## INSTRUCTION
Leaving the pictures out, print the lines from the first line of the listing through the line containing "plt.rcParams['font.family'] = ['Lato', 'DejaVu", exactly as they read, and no others.

(begin)

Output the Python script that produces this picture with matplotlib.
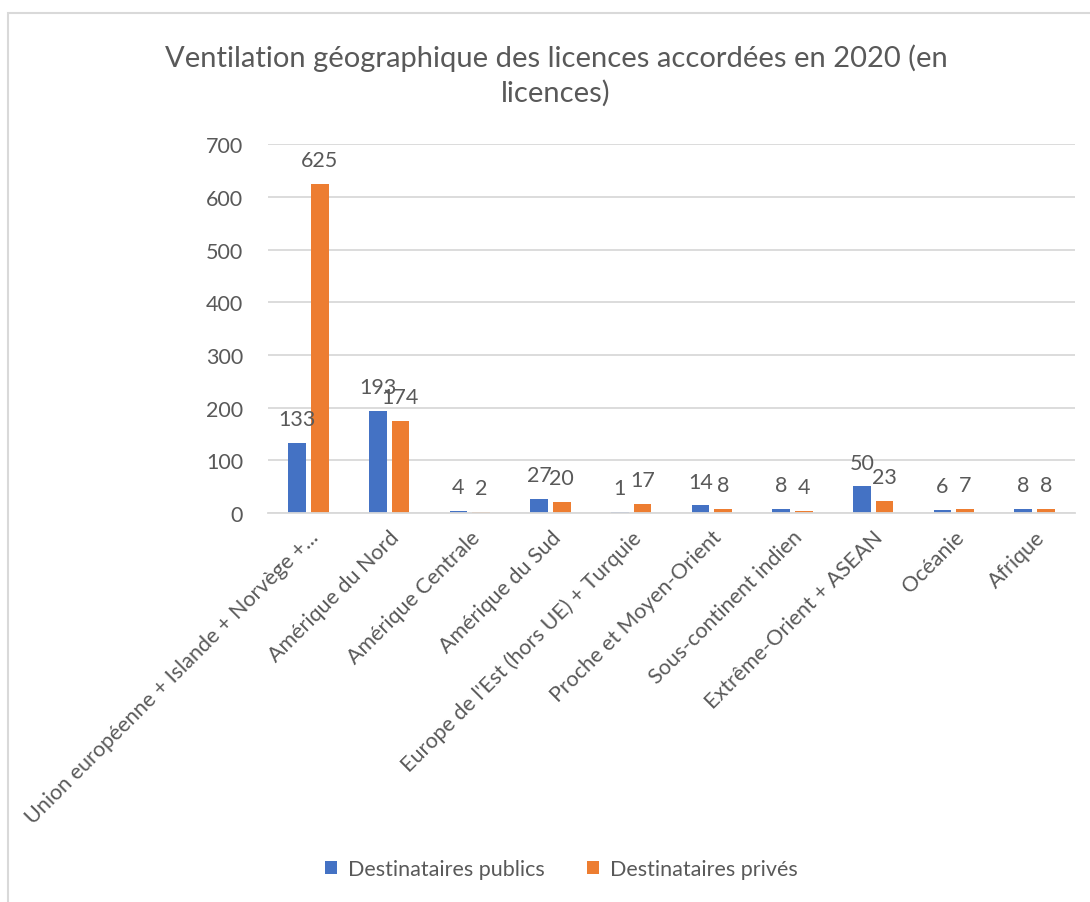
import matplotlib.pyplot as plt
import numpy as np
from matplotlib.patches import Rectangle

plt.rcParams['font.family'] = ['Lato', 'DejaVu Sans']

regions = ["Union européenne + Islande + Norvège +...", "Amérique du Nord", "Amérique Centrale",
           "Amérique du Sud", "Europe de l'Est (hors UE) + Turquie", "Proche et Moyen-Orient",
           "Sous-continent indien", "Extrême-Orient + ASEAN", "Océanie", "Afrique"]
publics = [133, 193, 4, 27, 1, 14, 8, 50, 6, 8]
prives = [625, 174, 2, 20, 17, 8, 4, 23, 7, 8]

blue = "#4472C4"
orange = "#ED7D31"
grey = "#595959"

fig = plt.figure(figsize=(10.9, 9.03), dpi=100)
# chart frame
fig.patches.append(Rectangle((8 / 1090, -0.05), 1.2, 1 - 14 / 903 + 0.05, transform=fig.transFigure,
                             fill=False, edgecolor="#d9d9d9", linewidth=1.5))

ax = fig.add_axes([0.246, 0.431, 0.74, 0.408])
x = np.arange(len(regions))
w = 0.22
b1 = ax.bar(x - 0.14, publics, w, color=blue, label="Destinataires publics")
b2 = ax.bar(x + 0.14, prives, w, color=orange, label="Destinataires privés")

for bars in (b1, b2):
    for bar in bars:
        h = bar.get_height()
        ax.annotate(str(int(h)), (bar.get_x() + bar.get_width() / 2, h), xytext=(0, 10),
                    textcoords="offset points", ha="center", va="bottom", fontsize=15.5, color=grey)

ax.set_ylim(0, 700)
ax.set_xlim(-0.5, len(regions) - 0.5)
ax.set_yticks(range(0, 701, 100))
ax.yaxis.grid(True, color="#d9d9d9", linewidth=1.3)
ax.set_axisbelow(True)
for s in ["top", "right", "left"]:
    ax.spines[s].set_visible(False)
ax.spines["bottom"].set_color("#d9d9d9")
ax.spines["bottom"].set_linewidth(1.3)
ax.tick_params(axis="y", length=0, labelsize=15.5, colors=grey, pad=18)
ax.tick_params(axis="x", length=0, labelsize=15.5, colors=grey, pad=10)
ax.set_xticks(x)
ax.set_xticklabels(regions, rotation=45, ha="right", rotation_mode="anchor")

fig.text(0.51, 0.916, "Ventilation géographique des licences accordées en 2020 (en\nlicences)",
         ha="center", va="center", fontsize=21, color=grey, linespacing=1.35)

fig.legend(loc="center", bbox_to_anchor=(0.515, 0.036), ncol=2, frameon=False, fontsize=15.5,
           labelcolor=grey, handlelength=0.55, handleheight=0.55, handletextpad=0.5, columnspacing=2.0)

plt.savefig("out.png", dpi=100)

(end)

## WORKED SOLUTION
Output the Python script that produces this picture with matplotlib.
import matplotlib.pyplot as plt
import numpy as np
from matplotlib.patches import Rectangle

plt.rcParams['font.family'] = ['Lato', 'DejaVu Sans']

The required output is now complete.